Not only does this admirable system of intercommunication bring all parts of the world very closely together, but it tends to produce in all a certain similarity in those characteristics and habits of thought that pertain to the material things of life. We are all imitative, and therefore we tend to imitate each other; but the inferior is more apt to imitate the superior than vice versa. Particularly are we prone to imitate those actions and qualities by which others have attained material success. So it is to be expected, it is already a fact, that the methods whereby a few great nations attained success are already being imitated by other nations. Japan has imitated so well that in some ways she has already surpassed her models.
With such an example before her, should we be surprised that China has also become inoculated with the virus of commercial and political ambitions? It cannot be many years before she will be in the running with the rest of us, with 400,000,000 of people to do the work; people of intelligence, patience, endurance, and docility; people with everything to gain and nothing to lose; with the secret of how to succeed already taught by other nations, which she can learn from an open book.
If Japan has learned our secret and mastered it in fifty years, will China not be able to do it in less than fifty years?
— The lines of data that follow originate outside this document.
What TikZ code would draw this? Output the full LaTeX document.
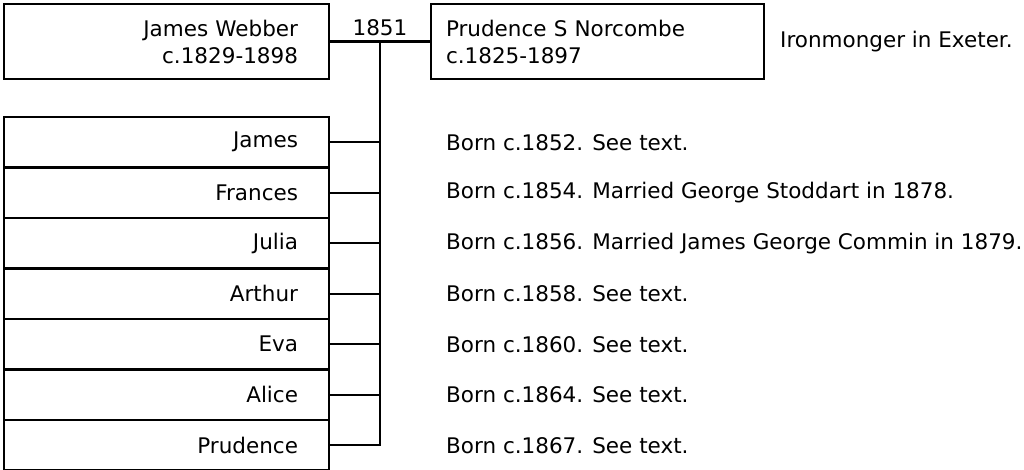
\documentclass[tikz,border=0pt]{standalone}
\usepackage{fontspec}
\setmainfont{DejaVu Sans}
\usetikzlibrary{positioning,calc}

\begin{document}
\begin{tikzpicture}[
    x=1pt, y=-1pt,
    node distance=0pt,
    personbox/.style={
        rectangle, draw=black, line width=2.4pt, outer sep=0pt,
        minimum height=75pt, inner ysep=0pt,
        font=\fontsize{21.5}{27}\selectfont
    },
    childbox/.style={
        rectangle, draw=black, line width=2.4pt, outer sep=0pt,
        text width=263pt, inner xsep=31pt, inner ysep=0pt, align=right,
        minimum height=50.5pt, font=\fontsize{21.5}{27}\selectfont
    },
    notetext/.style={inner sep=0pt, anchor=west, font=\fontsize{21.5}{27}\selectfont},
    famline/.style={draw=black, line width=2.4pt}
]
    \useasboundingbox (0,0) rectangle (1024,470);

    % parents
    \node[personbox, text width=263pt, inner xsep=31pt, align=right, anchor=north west] (jwebber) at (4,4) {James Webber\\c.1829-1898};
    \node[personbox, text width=303pt, inner xsep=15pt, align=left, right=102pt of jwebber] (pnorcombe) {Prudence S Norcombe\\c.1825-1897};
    \node[notetext, right=16pt of pnorcombe] (ironmonger) {Ironmonger in Exeter.};

    \coordinate (wed) at ($(jwebber.east)!0.5!(pnorcombe.west)$);
    \node[notetext, anchor=south, above=5pt of wed] (wedyear) {1851};

    % children
    \node[childbox, below=38pt of jwebber] (james) {James};
    \node[childbox, below=of james] (frances) {Frances};
    \node[childbox, below=of frances] (julia) {Julia};
    \node[childbox, below=of julia] (arthur) {Arthur};
    \node[childbox, below=of arthur] (eva) {Eva};
    \node[childbox, below=of eva] (alice) {Alice};
    \node[childbox, below=of alice] (prudence) {Prudence};

    \node[notetext, right=117pt of james] (jamesnote) {Born c.1852. See text.};
    \node[notetext, right=117pt of frances] (francesnote) {Born c.1854. Married George Stoddart in 1878.};
    \node[notetext, right=117pt of julia] (julianote) {Born c.1856. Married James George Commin in 1879.};
    \node[notetext, right=117pt of arthur] (arthurnote) {Born c.1858. See text.};
    \node[notetext, right=117pt of eva] (evanote) {Born c.1860. See text.};
    \node[notetext, right=117pt of alice] (alicenote) {Born c.1864. See text.};
    \node[notetext, right=117pt of prudence] (prudencenote) {Born c.1867. See text.};

    % lines
    \draw[famline] (jwebber.east) -- (pnorcombe.west);
    \draw[famline] (prudence.east) -| (wed);
    \draw[famline] (james.east) -- (james.east -| wed);
    \draw[famline] (frances.east) -- (frances.east -| wed);
    \draw[famline] (julia.east) -- (julia.east -| wed);
    \draw[famline] (arthur.east) -- (arthur.east -| wed);
    \draw[famline] (eva.east) -- (eva.east -| wed);
    \draw[famline] (alice.east) -- (alice.east -| wed);
\end{tikzpicture}
\end{document}
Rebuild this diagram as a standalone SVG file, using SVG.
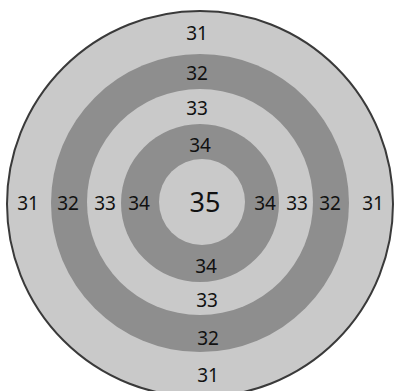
<svg xmlns="http://www.w3.org/2000/svg" width="396" height="391" viewBox="0 0 396 391">
<style>
.l{fill:#c9c9c9}
.d{fill:#8e8e8e}
text{font-family:"Noto Sans","Open Sans",sans-serif;font-size:19px;fill:#111111;text-anchor:middle}
.big{font-size:27px}
</style>
<rect width="396" height="391" fill="#ffffff"/>
<g id="ring31"><circle class="l" cx="200" cy="204" r="193" stroke="#3a3a3a" stroke-width="2"/></g>
<g id="ring32"><circle class="d" cx="200" cy="203" r="149"/></g>
<g id="ring33"><circle class="l" cx="200" cy="202" r="113"/></g>
<g id="ring34"><circle class="d" cx="200" cy="203" r="79"/></g>
<g id="ring35"><circle class="l" cx="202" cy="202" r="43"/></g>
<g id="labels">
<text x="197" y="40">31</text>
<text x="197" y="80">32</text>
<text x="197" y="115">33</text>
<text x="200" y="152">34</text>
<text class="big" x="205" y="212">35</text>
<text x="28" y="210">31</text>
<text x="68" y="210">32</text>
<text x="105" y="210">33</text>
<text x="139" y="210">34</text>
<text x="265" y="210">34</text>
<text x="297" y="210">33</text>
<text x="330" y="210">32</text>
<text x="373" y="210">31</text>
<text x="206" y="273">34</text>
<text x="207" y="307">33</text>
<text x="208" y="345">32</text>
<text x="208" y="382">31</text>
</g>
</svg>
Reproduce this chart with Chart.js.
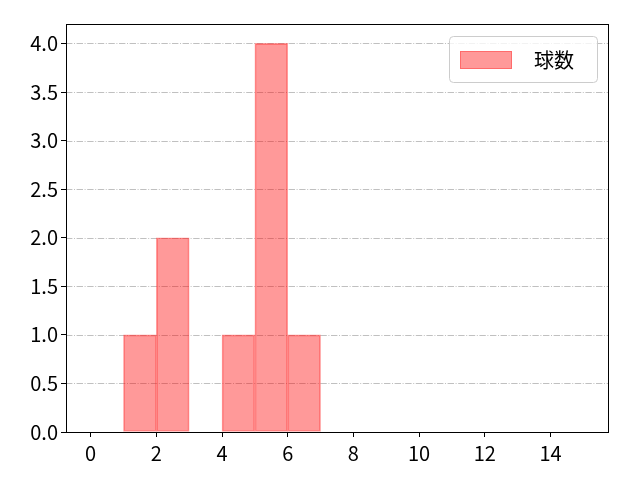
<!DOCTYPE html>
<html>
<head>
<meta charset="utf-8">
<script src="https://cdn.jsdelivr.net/npm/chart.js@4"></script>
<style>
html,body{margin:0;padding:0;background:#fff;}
#wrap{width:640px;height:480px;}
</style>
</head>
<body>
<div id="wrap"><canvas id="c" width="640" height="480"></canvas></div>
<script>
const seriesLabel = "球数";
const binCenters = [1.5, 2.5, 4.5, 5.5, 6.5];
const counts = [1, 2, 1, 4, 1];
const xTicks = [0, 2, 4, 6, 8, 10, 12, 14];
const yTicks = [0, 0.5, 1.0, 1.5, 2.0, 2.5, 3.0, 3.5, 4.0];

const FONT = "'Noto Sans CJK JP', 'DejaVu Sans', sans-serif";

const framePlugin = {
  id: 'frame',
  beforeDatasetsDraw(chart) {
    const {ctx, chartArea: a, scales: {y}} = chart;
    ctx.save();
    ctx.strokeStyle = '#b0b0b0';
    ctx.lineWidth = 0.8;
    ctx.setLineDash([6.4, 1.6, 1, 1.6]);
    yTicks.forEach(v => {
      const py = Math.round(y.getPixelForValue(v)) + 0.5;
      ctx.beginPath();
      ctx.moveTo(a.left, py);
      ctx.lineTo(a.right, py);
      ctx.stroke();
    });
    ctx.restore();
  },
  afterDatasetsDraw(chart) {
    const {ctx, chartArea: a} = chart;
    ctx.save();
    ctx.strokeStyle = '#000';
    ctx.lineWidth = 1;
    ctx.strokeRect(Math.round(a.left) + 0.5, Math.round(a.top) + 0.5,
      Math.round(a.right - a.left), Math.round(a.bottom - a.top));
    // legend
    const w = 148, h = 46;
    const lx = a.right - w - 11, ly = a.top + 12;
    ctx.fillStyle = 'rgba(255,255,255,0.8)';
    ctx.strokeStyle = '#cccccc';
    ctx.lineWidth = 1;
    ctx.beginPath();
    ctx.roundRect(lx + 0.5, ly + 0.5, w, h, 4);
    ctx.fill();
    ctx.stroke();
    ctx.fillStyle = 'rgba(255,0,0,0.4)';
    ctx.fillRect(lx + 11, ly + 15, 52, 18);
    ctx.strokeStyle = 'rgba(255,0,0,0.3)';
    ctx.strokeRect(lx + 11.5, ly + 15.5, 51, 17);
    ctx.fillStyle = '#000';
    ctx.font = '20px ' + FONT;
    ctx.textBaseline = 'middle';
    ctx.fillText(chart.data.datasets[0].label, lx + 85, ly + 24);
    ctx.restore();
  }
};

new Chart(document.getElementById('c'), {
  type: 'bar',
  data: {
    datasets: [{
      label: seriesLabel,
      data: binCenters.map((x, i) => ({x: x, y: counts[i]})),
      backgroundColor: 'rgba(255,0,0,0.4)',
      borderColor: 'rgba(255,40,40,0.45)',
      borderWidth: 1,
      borderSkipped: false,
      barPercentage: 1,
      categoryPercentage: 1
    }]
  },
  options: {
    responsive: false,
    animation: false,
    devicePixelRatio: 1,
    layout: {padding: {top: 24, right: 32, left: 0, bottom: 0}},
    plugins: {legend: {display: false}, tooltip: {enabled: false}},
    scales: {
      x: {
        type: 'linear',
        offset: false,
        min: -0.75,
        max: 15.75,
        afterBuildTicks: s => { s.ticks = xTicks.map(v => ({value: v})); },
        afterFit: s => { s.height = 48; },
        grid: {display: true, offset: false, drawOnChartArea: false, drawTicks: true, tickLength: 5, color: '#000'},
        border: {display: false},
        ticks: {color: '#000', font: {family: FONT, size: 20}, maxRotation: 0, padding: 4,
          callback: v => String(v)}
      },
      y: {
        min: 0,
        max: 4.2,
        afterBuildTicks: s => { s.ticks = yTicks.map(v => ({value: v})); },
        afterFit: s => { s.width = 66; },
        grid: {display: true, drawOnChartArea: false, drawTicks: true, tickLength: 5, color: '#000'},
        border: {display: false},
        ticks: {color: '#000', font: {family: FONT, size: 20}, padding: 3,
          callback: v => Number(v).toFixed(1)}
      }
    }
  },
  plugins: [framePlugin]
});
</script>
</body>
</html>
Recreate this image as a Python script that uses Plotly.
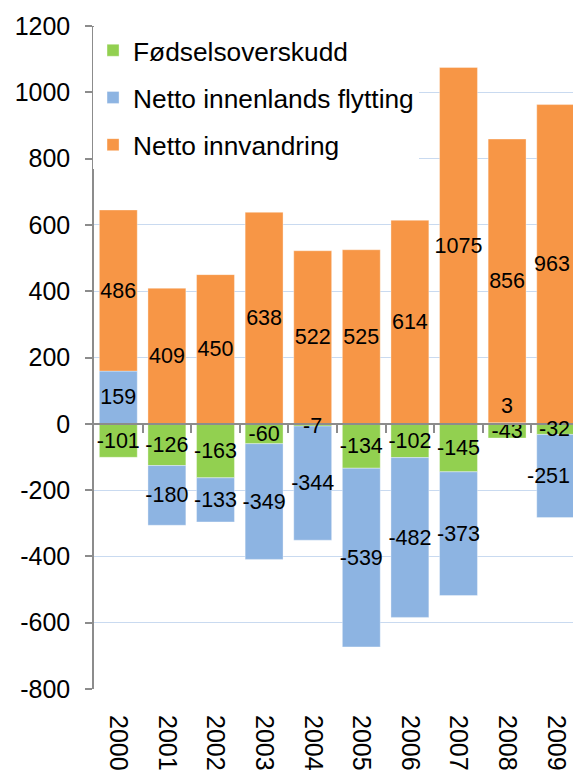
import plotly.graph_objects as go

years = ["2000", "2001", "2002", "2003", "2004", "2005", "2006", "2007", "2008", "2009"]
fodsel = [-101, -126, -163, -60, -7, -134, -102, -145, -43, -32]
innenlands = [159, -180, -133, -349, -344, -539, -482, -373, 3, -251]
innvandring = [486, 409, 450, 638, 522, 525, 614, 1075, 856, 963]
y_ticks = [-800, -600, -400, -200, 0, 200, 400, 600, 800, 1000, 1200]

names = ["Fødselsoverskudd", "Netto innenlands flytting", "Netto innvandring"]
colors = ["#92D050", "#8DB4E2", "#F79646"]
series = [fodsel, innenlands, innvandring]

FONT = "Liberation Sans, Arial, sans-serif"
LABEL_FONT = dict(family=FONT, size=21.5, color="black")
W, H = 573, 774
ML, MR, MT = 94, 0, 26
MB = H - MT - 663.3
x_hi = -0.5 + (W - ML - MR) / 48.6
y_lo, y_hi = y_ticks[0], y_ticks[-1]

fig = go.Figure()
annotations = []
pos_base = [0] * len(years)
neg_base = [0] * len(years)
last = len(years) - 1
for name, col, vals in zip(names, colors, series):
    texts = []
    for i, v in enumerate(vals):
        base = pos_base[i] if v >= 0 else neg_base[i]
        mid = base + v / 2
        if v >= 0:
            pos_base[i] += v
        else:
            neg_base[i] += v
        if abs(v) < 10:
            # tiny segment: label placed next to the bar end, as in the original
            texts.append("")
            annotations.append(dict(x=i, y=(base + v if v > 0 else mid), text=str(v),
                                    showarrow=False, yshift=(17 if v > 0 else -1),
                                    xref="x", yref="y", font=LABEL_FONT))
        elif i == last:
            # label at the clipped right edge: kept inside the chart
            texts.append("")
            annotations.append(dict(x=1, y=mid, text=str(v), showarrow=False,
                                    xref="paper", yref="y", xanchor="right", xshift=-1,
                                    font=LABEL_FONT))
        else:
            texts.append(str(v))
    fig.add_trace(go.Bar(
        x=years, y=vals, name=name, legendgroup=name,
        marker=dict(color=col, line=dict(color="rgba(255,255,255,0.35)", width=1)),
        text=texts, textposition="inside", insidetextanchor="middle",
        textangle=0, constraintext="none",
        textfont=LABEL_FONT,
        cliponaxis=False,
    ))

# helper axis drawing the category axis line at zero with boundary ticks
fig.add_trace(go.Scatter(x=[], y=[], xaxis="x2", showlegend=False, hoverinfo="skip"))

fig.update_layout(
    width=W, height=H,
    margin=dict(l=ML, r=MR, t=MT, b=MB, pad=0),
    barmode="relative", bargap=0.22,
    plot_bgcolor="white", paper_bgcolor="white",
    font=dict(family=FONT, color="black"),
    uniformtext=dict(mode="show", minsize=21),
    showlegend=True,
    legend=dict(x=-0.002, y=0.999, xanchor="left", yanchor="top",
                traceorder="grouped", tracegroupgap=10,
                bgcolor="white", font=dict(family=FONT, size=26.3, color="black")),
    xaxis=dict(type="category", range=[-0.5, x_hi], showgrid=False, showline=False,
               zeroline=False, ticks="", tickangle=90, ticklabelstandoff=25,
               tickfont=dict(family=FONT, size=25, color="black")),
    xaxis2=dict(overlaying="x", anchor="free", position=(0 - y_lo) / (y_hi - y_lo),
                range=[-0.5, x_hi],
                tickvals=[i + 0.5 for i in range(len(years))], showticklabels=False,
                ticks="outside", ticklen=8, tickcolor="#8C8C8C", tickwidth=1.5,
                showline=True, linecolor="#8C8C8C", linewidth=1.5,
                showgrid=False, zeroline=False),
    yaxis=dict(range=[y_lo, y_hi], tickvals=y_ticks, ticktext=[str(v) for v in y_ticks],
               showgrid=True, gridcolor="#C9DAF0", gridwidth=1.3, zeroline=False,
               showline=True, linecolor="#8C8C8C", linewidth=1.5,
               ticks="outside", ticklen=7, tickcolor="#8C8C8C", tickwidth=1.5,
               ticklabelstandoff=10,
               tickfont=dict(family=FONT, size=25, color="black")),
    annotations=annotations,
)

fig.write_html(
    "out.html",
    config={"displayModeBar": False},
    post_script="document.body.style.margin='0';document.body.style.overflow='hidden';",
)
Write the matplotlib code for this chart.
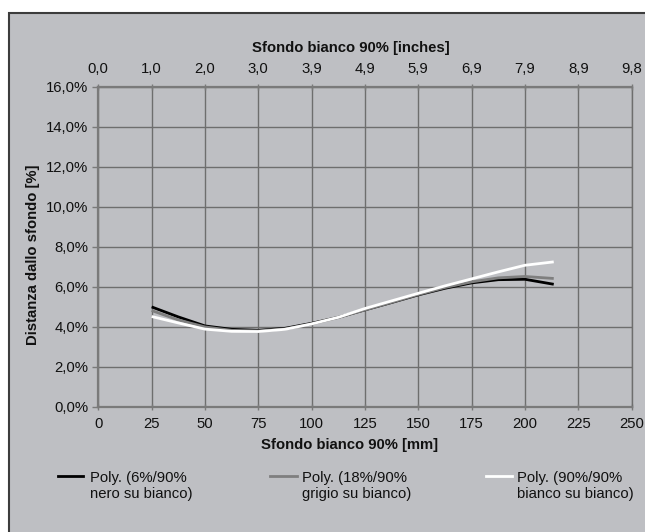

Before we answer this question, let us realize clearly that China is much nearer to us in civilization than Japan was fifty years ago; that China has Japan’s example to guide her, and also that any degree of civilization which was acquired by us in say one hundred years will not require half that time for another nation merely to learn. The same is true of all branches of knowledge; the knowledge of the laws of nature which it took Newton many years to acquire may now be mastered by any college student in two months. And let us not forget, besides, that almost the only difficult element of civilization which other people need to acquire, in order to enter into that world-wide competition which is characteristic of the time we live in, is “engineering” broadly considered. Doubtless there are other things to learn besides; but it is not apparent that any other things have contributed largely to the so-called new civilization of Japan. Perhaps Japan has advanced enough in Christianity to account for her advance in material power, but if so she keeps very quiet about it. It may be, also, that the relations of the government to the governed people of Japan are on a higher plane than they used to be, but on a plane not yet so high as in our own country; but has any one ever seen this claimed or even stated? It may be that the people of Japan are more kindly, brave, courteous, and patriotic than they were, and that their improvement has been due to their imitating us in these matters; but this is not the belief of many who have been in Japan. One thing, however, is absolutely sure; and that is that Japan’s advance has been simultaneous with her acquirement of the engineering arts, especially as applied to military and naval matters and the merchant marine.